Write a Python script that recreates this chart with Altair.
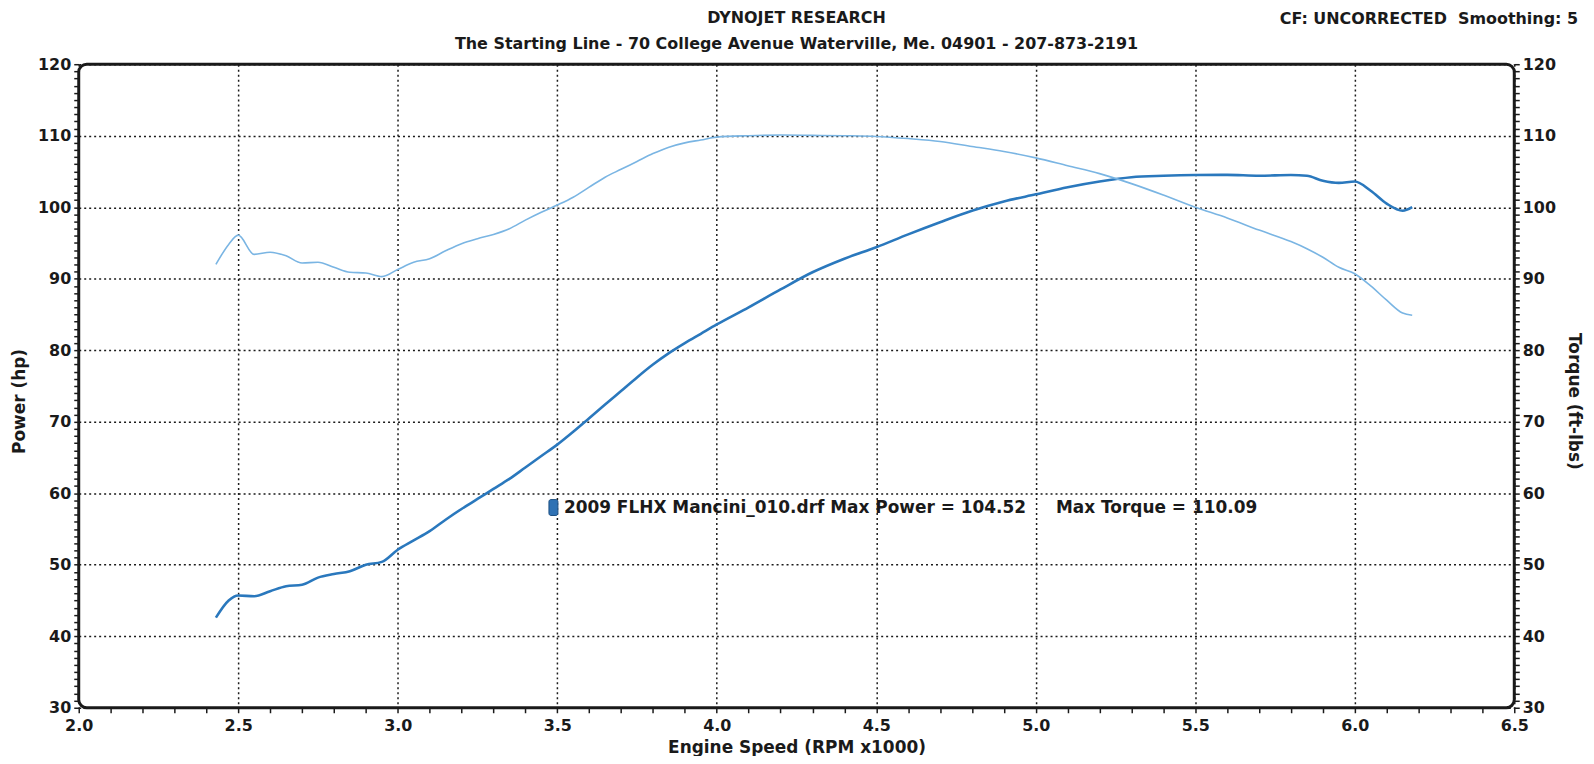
import altair as alt
import pandas as pd

# ---------------- data ----------------
rpm = [2.43, 2.47, 2.50,
       2.55, 2.60, 2.65, 2.70, 2.75, 2.80, 2.85, 2.90, 2.95, 3.00,
       3.05, 3.10, 3.15, 3.20, 3.25, 3.30, 3.35, 3.40, 3.45, 3.50,
       3.55, 3.60, 3.65, 3.70, 3.75, 3.80, 3.85, 3.90, 3.95, 4.00,
       4.10, 4.20, 4.30, 4.40, 4.50, 4.60, 4.70, 4.80, 4.90, 5.00,
       5.10, 5.20, 5.30, 5.40, 5.50, 5.60, 5.70, 5.80,
       5.85, 5.90, 5.95, 6.00, 6.05, 6.10, 6.15, 6.18]

power_hp = [42.6, 45.0, 45.7,
            45.6, 46.3, 47.0, 47.2, 48.2, 48.7, 49.1, 50.0, 50.4, 52.1,
            53.4, 54.7, 56.3, 57.8, 59.2, 60.6, 62.0, 63.6, 65.2, 66.8,
            68.6, 70.5, 72.4, 74.3, 76.2, 78.0, 79.6, 81.0, 82.3, 83.6,
            86.0, 88.5, 90.9, 92.8, 94.4, 96.2, 97.9, 99.5, 100.8, 101.8,
            102.8, 103.6, 104.2, 104.4, 104.5, 104.52, 104.4, 104.5,
            104.4, 103.7, 103.4, 103.6, 102.3, 100.5, 99.5, 100.0]

torque_ftlb = [92.0, 94.8, 96.1,
               93.4, 93.7, 93.2, 92.2, 92.3, 91.6, 90.9, 90.8, 90.3, 91.3,
               92.3, 92.8, 93.9, 94.9, 95.6, 96.2, 97.0, 98.2, 99.3, 100.3,
               101.4, 102.8, 104.2, 105.3, 106.4, 107.5, 108.4, 109.0, 109.4, 109.8,
               110.0, 110.09, 110.05, 110.0, 109.9, 109.6, 109.2, 108.5, 107.8, 106.9,
               105.8, 104.7, 103.3, 101.7, 100.0, 98.5, 96.8, 95.2,
               94.2, 93.0, 91.6, 90.7, 89.0, 87.0, 85.2, 84.9]

title_text = ["DYNOJET RESEARCH"]
subtitle_text = ["The Starting Line - 70 College Avenue Waterville, Me. 04901 - 207-873-2191"]
corner_text = ["CF: UNCORRECTED\u00a0\u00a0Smoothing: 5"]
run_label = ["2009 FLHX Mancini_010.drf Max Power = 104.52"]
torque_label = ["Max Torque = 110.09"]
x_title = "Engine Speed (RPM x1000)"
left_title = "Power (hp)"
right_title = "Torque (ft-lbs)"

x_ticks = [round(2.0 + 0.1 * i, 1) for i in range(46)]
y_ticks = list(range(30, 121))

# ---------------- chart ----------------
FONT = "DejaVu Sans"
INK = "#1a1a1a"
W, H = 1441, 646

df = pd.DataFrame({"rpm": rpm, "power": power_hp, "torque": torque_ftlb})

x_major = "abs(datum.value*2 - round(datum.value*2)) < 0.001"
y_major = "datum.value % 10 === 0"

x_scale = alt.Scale(domain=[2.0, 6.5], nice=False, zero=False)
y_scale = alt.Scale(domain=[30, 120], nice=False, zero=False)

common_axis = dict(
    domain=False, tickColor=INK, tickWidth=1.5, tickSize=5,
    labelFont=FONT, labelFontSize=16, labelFontWeight="bold", labelColor=INK,
    labelOverlap=False, labelFlush=False,
    titleFont=FONT, titleFontSize=17, titleFontWeight="bold", titleColor=INK,
)

x_axis = alt.Axis(
    orient="bottom",
    values=x_ticks,
    labelExpr=f"{x_major} ? format(datum.value, '.1f') : ''",
    grid=True, gridColor=INK, gridDash=[2, 3], gridWidth=1.5,
    gridOpacity={"condition": {"test": x_major, "value": 1}, "value": 0},
    labelBaseline="middle", labelPadding=13,
    title=x_title, titleBaseline="middle", titleY=40,
    **common_axis,
)

left_axis = alt.Axis(
    orient="left", values=y_ticks,
    labelExpr=f"{y_major} ? datum.label : ''",
    grid=True, gridColor=INK, gridDash=[2, 3], gridWidth=1.5,
    gridOpacity={"condition": {"test": y_major, "value": 1}, "value": 0},
    labelPadding=3, labelBaseline="middle",
    title=left_title, titleBaseline="middle", titleX=-59, titleY=338, titleAngle=-90,
    **common_axis,
)

right_axis = alt.Axis(
    orient="right", values=y_ticks,
    labelExpr=f"{y_major} ? datum.label : ''",
    grid=False, labelPadding=3, labelBaseline="middle",
    title=right_title, titleBaseline="middle", titleX=59, titleY=338, titleAngle=90,
    **common_axis,
)

x_enc = alt.X("rpm:Q", scale=x_scale, axis=x_axis)

power_line = alt.Chart(df).mark_line(
    color="#2a78bd", strokeWidth=2.6, interpolate="monotone"
).encode(
    x=x_enc,
    y=alt.Y("power:Q", scale=y_scale, axis=left_axis),
)

torque_line = alt.Chart(df).mark_line(
    color="#7ab5e3", strokeWidth=1.6, interpolate="monotone"
).encode(
    x=x_enc,
    y=alt.Y("torque:Q", scale=y_scale, axis=right_axis),
)


def label(values, x, y, size=16, align="left"):
    return alt.Chart(pd.DataFrame({"t": values})).mark_text(
        font=FONT, fontSize=size, fontWeight="bold", color=INK,
        align=align, baseline="middle",
    ).encode(text="t:N", x=alt.value(x), y=alt.value(y))


title_mark = label(title_text, W / 2, -46, 16, "center")
subtitle_mark = label(subtitle_text, W / 2, -20, 16, "center")
corner_mark = label(corner_text, 1505, -45, 16, "right")
run_mark = label(run_label, 487, 445, 17)
torque_mark = label(torque_label, 981, 445, 17)

icon = alt.Chart(pd.DataFrame({"t": ["icon"]})).mark_rect(
    color="#2f72b4", stroke="#1d4f82", strokeWidth=1, cornerRadius=2
).encode(
    x=alt.value(472), x2=alt.value(481), y=alt.value(437), y2=alt.value(453)
)

chart = alt.layer(
    power_line, torque_line,
    title_mark, subtitle_mark, corner_mark, icon, run_mark, torque_mark,
).resolve_scale(
    y="independent", x="shared"
).resolve_axis(
    x="shared"
).properties(
    width=W, height=H,
    autosize=alt.AutoSizeParams(type="none"),
    padding={"left": 71, "top": 55, "right": 72, "bottom": 47},
    background="white",
).configure_view(
    stroke=INK, strokeWidth=3, cornerRadius=8
)

chart.save("out.html", embed_options={"renderer": "svg", "actions": False})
══════════════════════════════
▶ Exercise:
Write the material out again exactly as it appears, dropping the pictures.

▶ Task result:
Write a Python script that recreates this chart with Altair.
import altair as alt
import pandas as pd

# ---------------- data ----------------
rpm = [2.43, 2.47, 2.50,
       2.55, 2.60, 2.65, 2.70, 2.75, 2.80, 2.85, 2.90, 2.95, 3.00,
       3.05, 3.10, 3.15, 3.20, 3.25, 3.30, 3.35, 3.40, 3.45, 3.50,
       3.55, 3.60, 3.65, 3.70, 3.75, 3.80, 3.85, 3.90, 3.95, 4.00,
       4.10, 4.20, 4.30, 4.40, 4.50, 4.60, 4.70, 4.80, 4.90, 5.00,
       5.10, 5.20, 5.30, 5.40, 5.50, 5.60, 5.70, 5.80,
       5.85, 5.90, 5.95, 6.00, 6.05, 6.10, 6.15, 6.18]

power_hp = [42.6, 45.0, 45.7,
            45.6, 46.3, 47.0, 47.2, 48.2, 48.7, 49.1, 50.0, 50.4, 52.1,
            53.4, 54.7, 56.3, 57.8, 59.2, 60.6, 62.0, 63.6, 65.2, 66.8,
            68.6, 70.5, 72.4, 74.3, 76.2, 78.0, 79.6, 81.0, 82.3, 83.6,
            86.0, 88.5, 90.9, 92.8, 94.4, 96.2, 97.9, 99.5, 100.8, 101.8,
            102.8, 103.6, 104.2, 104.4, 104.5, 104.52, 104.4, 104.5,
            104.4, 103.7, 103.4, 103.6, 102.3, 100.5, 99.5, 100.0]

torque_ftlb = [92.0, 94.8, 96.1,
               93.4, 93.7, 93.2, 92.2, 92.3, 91.6, 90.9, 90.8, 90.3, 91.3,
               92.3, 92.8, 93.9, 94.9, 95.6, 96.2, 97.0, 98.2, 99.3, 100.3,
               101.4, 102.8, 104.2, 105.3, 106.4, 107.5, 108.4, 109.0, 109.4, 109.8,
               110.0, 110.09, 110.05, 110.0, 109.9, 109.6, 109.2, 108.5, 107.8, 106.9,
               105.8, 104.7, 103.3, 101.7, 100.0, 98.5, 96.8, 95.2,
               94.2, 93.0, 91.6, 90.7, 89.0, 87.0, 85.2, 84.9]

title_text = ["DYNOJET RESEARCH"]
subtitle_text = ["The Starting Line - 70 College Avenue Waterville, Me. 04901 - 207-873-2191"]
corner_text = ["CF: UNCORRECTED\u00a0\u00a0Smoothing: 5"]
run_label = ["2009 FLHX Mancini_010.drf Max Power = 104.52"]
torque_label = ["Max Torque = 110.09"]
x_title = "Engine Speed (RPM x1000)"
left_title = "Power (hp)"
right_title = "Torque (ft-lbs)"

x_ticks = [round(2.0 + 0.1 * i, 1) for i in range(46)]
y_ticks = list(range(30, 121))

# ---------------- chart ----------------
FONT = "DejaVu Sans"
INK = "#1a1a1a"
W, H = 1441, 646

df = pd.DataFrame({"rpm": rpm, "power": power_hp, "torque": torque_ftlb})

x_major = "abs(datum.value*2 - round(datum.value*2)) < 0.001"
y_major = "datum.value % 10 === 0"

x_scale = alt.Scale(domain=[2.0, 6.5], nice=False, zero=False)
y_scale = alt.Scale(domain=[30, 120], nice=False, zero=False)

common_axis = dict(
    domain=False, tickColor=INK, tickWidth=1.5, tickSize=5,
    labelFont=FONT, labelFontSize=16, labelFontWeight="bold", labelColor=INK,
    labelOverlap=False, labelFlush=False,
    titleFont=FONT, titleFontSize=17, titleFontWeight="bold", titleColor=INK,
)

x_axis = alt.Axis(
    orient="bottom",
    values=x_ticks,
    labelExpr=f"{x_major} ? format(datum.value, '.1f') : ''",
    grid=True, gridColor=INK, gridDash=[2, 3], gridWidth=1.5,
    gridOpacity={"condition": {"test": x_major, "value": 1}, "value": 0},
    labelBaseline="middle", labelPadding=13,
    title=x_title, titleBaseline="middle", titleY=40,
    **common_axis,
)

left_axis = alt.Axis(
    orient="left", values=y_ticks,
    labelExpr=f"{y_major} ? datum.label : ''",
    grid=True, gridColor=INK, gridDash=[2, 3], gridWidth=1.5,
    gridOpacity={"condition": {"test": y_major, "value": 1}, "value": 0},
    labelPadding=3, labelBaseline="middle",
    title=left_title, titleBaseline="middle", titleX=-59, titleY=338, titleAngle=-90,
    **common_axis,
)

right_axis = alt.Axis(
    orient="right", values=y_ticks,
    labelExpr=f"{y_major} ? datum.label : ''",
    grid=False, labelPadding=3, labelBaseline="middle",
    title=right_title, titleBaseline="middle", titleX=59, titleY=338, titleAngle=90,
    **common_axis,
)

x_enc = alt.X("rpm:Q", scale=x_scale, axis=x_axis)

power_line = alt.Chart(df).mark_line(
    color="#2a78bd", strokeWidth=2.6, interpolate="monotone"
).encode(
    x=x_enc,
    y=alt.Y("power:Q", scale=y_scale, axis=left_axis),
)

torque_line = alt.Chart(df).mark_line(
    color="#7ab5e3", strokeWidth=1.6, interpolate="monotone"
).encode(
    x=x_enc,
    y=alt.Y("torque:Q", scale=y_scale, axis=right_axis),
)


def label(values, x, y, size=16, align="left"):
    return alt.Chart(pd.DataFrame({"t": values})).mark_text(
        font=FONT, fontSize=size, fontWeight="bold", color=INK,
        align=align, baseline="middle",
    ).encode(text="t:N", x=alt.value(x), y=alt.value(y))


title_mark = label(title_text, W / 2, -46, 16, "center")
subtitle_mark = label(subtitle_text, W / 2, -20, 16, "center")
corner_mark = label(corner_text, 1505, -45, 16, "right")
run_mark = label(run_label, 487, 445, 17)
torque_mark = label(torque_label, 981, 445, 17)

icon = alt.Chart(pd.DataFrame({"t": ["icon"]})).mark_rect(
    color="#2f72b4", stroke="#1d4f82", strokeWidth=1, cornerRadius=2
).encode(
    x=alt.value(472), x2=alt.value(481), y=alt.value(437), y2=alt.value(453)
)

chart = alt.layer(
    power_line, torque_line,
    title_mark, subtitle_mark, corner_mark, icon, run_mark, torque_mark,
).resolve_scale(
    y="independent", x="shared"
).resolve_axis(
    x="shared"
).properties(
    width=W, height=H,
    autosize=alt.AutoSizeParams(type="none"),
    padding={"left": 71, "top": 55, "right": 72, "bottom": 47},
    background="white",
).configure_view(
    stroke=INK, strokeWidth=3, cornerRadius=8
)

chart.save("out.html", embed_options={"renderer": "svg", "actions": False})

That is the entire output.